* _WHAT THIS TASK INVOLVES_
Restate the data below word for word. Skip any images it contains.

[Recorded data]
__________

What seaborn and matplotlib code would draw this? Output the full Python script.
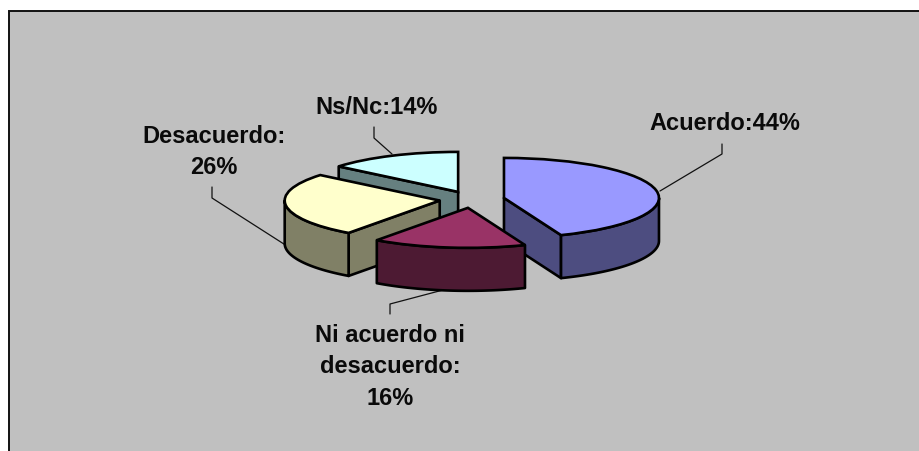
import numpy as np
import seaborn as sns
import matplotlib.pyplot as plt
from matplotlib.patches import Rectangle

categories = ["Acuerdo", "Ni acuerdo ni desacuerdo", "Desacuerdo", "Ns/Nc"]
shares = [44, 16, 26, 14]
top_colors = ["#9999FF", "#993366", "#FFFFCC", "#CCFFFF"]
side_colors = ["#4D4D80", "#4D1A33", "#808066", "#668080"]
labels = ["Acuerdo:44%", "Ni acuerdo ni\ndesacuerdo:\n16%", "Desacuerdo:\n26%", "Ns/Nc:14%"]

sns.set_theme(style="white")
plt.rcParams['font.family'] = ['Liberation Sans', 'DejaVu Sans']

W, H = 920, 452
CX, CY, RX, RY = 472, 200.5, 155, 40
DEPTH = 43 / RY
EXPLODE = 0.21
EDGE = 1.9


def px(x, y):
    # picture pixels to the stretched pie units
    return (x - CX) / RX, (CY - y) / RY


fig = plt.figure(figsize=(W / 100, H / 100), dpi=100, facecolor="white")
# the frame runs off the right and bottom of the picture
fig.patches.append(Rectangle((8.5 / W, -0.1), 1, 1.1 - 11.5 / H, transform=fig.transFigure,
                             facecolor="#C0C0C0", edgecolor="#111111", linewidth=1.4,
                             figure=fig, zorder=-1))
ax = fig.add_axes([0, 0, 1, 1])
ax.patch.set_alpha(0)

wedges, _ = ax.pie(shares, explode=[EXPLODE] * 4, startangle=90, counterclock=False,
                   colors=top_colors, wedgeprops=dict(edgecolor="black", linewidth=EDGE))
ax.set_xlim(px(0, 0)[0], px(W, 0)[0])
ax.set_ylim(px(0, H)[1], px(0, 0)[1])
ax.set_aspect("auto")

# back to front, the way the slices overlap
order = {"Ns/Nc": 1, "Acuerdo": 2, "Desacuerdo": 3, "Ni acuerdo ni desacuerdo": 4}
bounds = np.cumsum([0] + shares) * 3.6


def wall(xs, ys, color, z):
    xs = np.asarray(xs)
    ys = np.asarray(ys)
    ax.fill(np.r_[xs, xs[::-1]], np.r_[ys, ys[::-1] - DEPTH], facecolor=color,
            edgecolor="black", linewidth=EDGE, joinstyle="round", zorder=z)


for i, name in enumerate(categories):
    t0, t1 = bounds[i], bounds[i + 1]
    mid = np.radians((t0 + t1) / 2)
    ox, oy = EXPLODE * np.sin(mid), EXPLODE * np.cos(mid)
    z = order[name] * 2
    # straight cut faces
    for t, sign in ((t0, -1), (t1, 1)):
        if sign * np.sin(np.radians(t)) > 1e-6:
            a = np.radians(t)
            wall([ox, ox + np.sin(a)], [oy, oy + np.cos(a)], side_colors[i], z)
    # rim, only the front half shows
    lo, hi = max(t0, 90), min(t1, 270)
    if lo < hi:
        a = np.radians(np.linspace(lo, hi, 60))
        wall(ox + np.sin(a), oy + np.cos(a), side_colors[i], z)
    wedges[i].set_zorder(z + 1)

# leader lines
leaders = [
    [(660, 192), (722, 155), (722, 145)],
    [(443, 291), (390, 305), (390, 315)],
    [(287, 247), (212, 199), (212, 188)],
    [(392, 155), (374, 139), (374, 128)],
]
for pts in leaders:
    xy = np.array([px(*p) for p in pts])
    ax.plot(xy[:, 0], xy[:, 1], color="#111111", linewidth=0.9, zorder=0.5)

label_pos = [(725, 124), (390, 367), (214, 152), (377, 108)]
for text, (x, y) in zip(labels, label_pos):
    tx, ty = px(x, y)
    ax.text(tx, ty, text, ha="center", va="center", fontsize=17, fontweight="bold", color="#0a0a0a",
            linespacing=1.47, zorder=20)

fig.savefig("out.png", dpi=100, facecolor="white")
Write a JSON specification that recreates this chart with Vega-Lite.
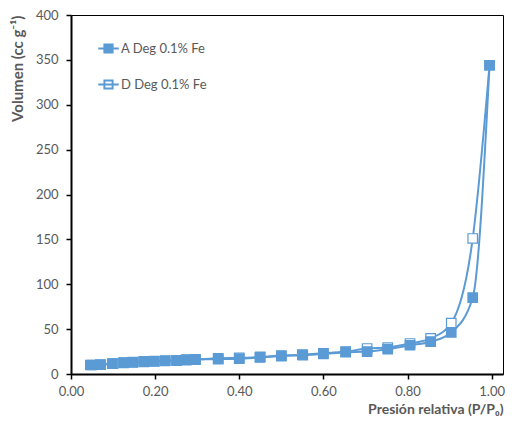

__________

* _EXERCISE RESULT_
What seaborn and matplotlib code would draw this? Output the full Python script.
import numpy as np
import seaborn as sns
import matplotlib.pyplot as plt
from matplotlib.patches import Rectangle

categories = ["Acuerdo", "Ni acuerdo ni desacuerdo", "Desacuerdo", "Ns/Nc"]
shares = [44, 16, 26, 14]
top_colors = ["#9999FF", "#993366", "#FFFFCC", "#CCFFFF"]
side_colors = ["#4D4D80", "#4D1A33", "#808066", "#668080"]
labels = ["Acuerdo:44%", "Ni acuerdo ni\ndesacuerdo:\n16%", "Desacuerdo:\n26%", "Ns/Nc:14%"]

sns.set_theme(style="white")
plt.rcParams['font.family'] = ['Liberation Sans', 'DejaVu Sans']

W, H = 920, 452
CX, CY, RX, RY = 472, 200.5, 155, 40
DEPTH = 43 / RY
EXPLODE = 0.21
EDGE = 1.9


def px(x, y):
    # picture pixels to the stretched pie units
    return (x - CX) / RX, (CY - y) / RY


fig = plt.figure(figsize=(W / 100, H / 100), dpi=100, facecolor="white")
# the frame runs off the right and bottom of the picture
fig.patches.append(Rectangle((8.5 / W, -0.1), 1, 1.1 - 11.5 / H, transform=fig.transFigure,
                             facecolor="#C0C0C0", edgecolor="#111111", linewidth=1.4,
                             figure=fig, zorder=-1))
ax = fig.add_axes([0, 0, 1, 1])
ax.patch.set_alpha(0)

wedges, _ = ax.pie(shares, explode=[EXPLODE] * 4, startangle=90, counterclock=False,
                   colors=top_colors, wedgeprops=dict(edgecolor="black", linewidth=EDGE))
ax.set_xlim(px(0, 0)[0], px(W, 0)[0])
ax.set_ylim(px(0, H)[1], px(0, 0)[1])
ax.set_aspect("auto")

# back to front, the way the slices overlap
order = {"Ns/Nc": 1, "Acuerdo": 2, "Desacuerdo": 3, "Ni acuerdo ni desacuerdo": 4}
bounds = np.cumsum([0] + shares) * 3.6


def wall(xs, ys, color, z):
    xs = np.asarray(xs)
    ys = np.asarray(ys)
    ax.fill(np.r_[xs, xs[::-1]], np.r_[ys, ys[::-1] - DEPTH], facecolor=color,
            edgecolor="black", linewidth=EDGE, joinstyle="round", zorder=z)


for i, name in enumerate(categories):
    t0, t1 = bounds[i], bounds[i + 1]
    mid = np.radians((t0 + t1) / 2)
    ox, oy = EXPLODE * np.sin(mid), EXPLODE * np.cos(mid)
    z = order[name] * 2
    # straight cut faces
    for t, sign in ((t0, -1), (t1, 1)):
        if sign * np.sin(np.radians(t)) > 1e-6:
            a = np.radians(t)
            wall([ox, ox + np.sin(a)], [oy, oy + np.cos(a)], side_colors[i], z)
    # rim, only the front half shows
    lo, hi = max(t0, 90), min(t1, 270)
    if lo < hi:
        a = np.radians(np.linspace(lo, hi, 60))
        wall(ox + np.sin(a), oy + np.cos(a), side_colors[i], z)
    wedges[i].set_zorder(z + 1)

# leader lines
leaders = [
    [(660, 192), (722, 155), (722, 145)],
    [(443, 291), (390, 305), (390, 315)],
    [(287, 247), (212, 199), (212, 188)],
    [(392, 155), (374, 139), (374, 128)],
]
for pts in leaders:
    xy = np.array([px(*p) for p in pts])
    ax.plot(xy[:, 0], xy[:, 1], color="#111111", linewidth=0.9, zorder=0.5)

label_pos = [(725, 124), (390, 367), (214, 152), (377, 108)]
for text, (x, y) in zip(labels, label_pos):
    tx, ty = px(x, y)
    ax.text(tx, ty, text, ha="center", va="center", fontsize=17, fontweight="bold", color="#0a0a0a",
            linespacing=1.47, zorder=20)

fig.savefig("out.png", dpi=100, facecolor="white")
Write a JSON specification that recreates this chart with Vega-Lite.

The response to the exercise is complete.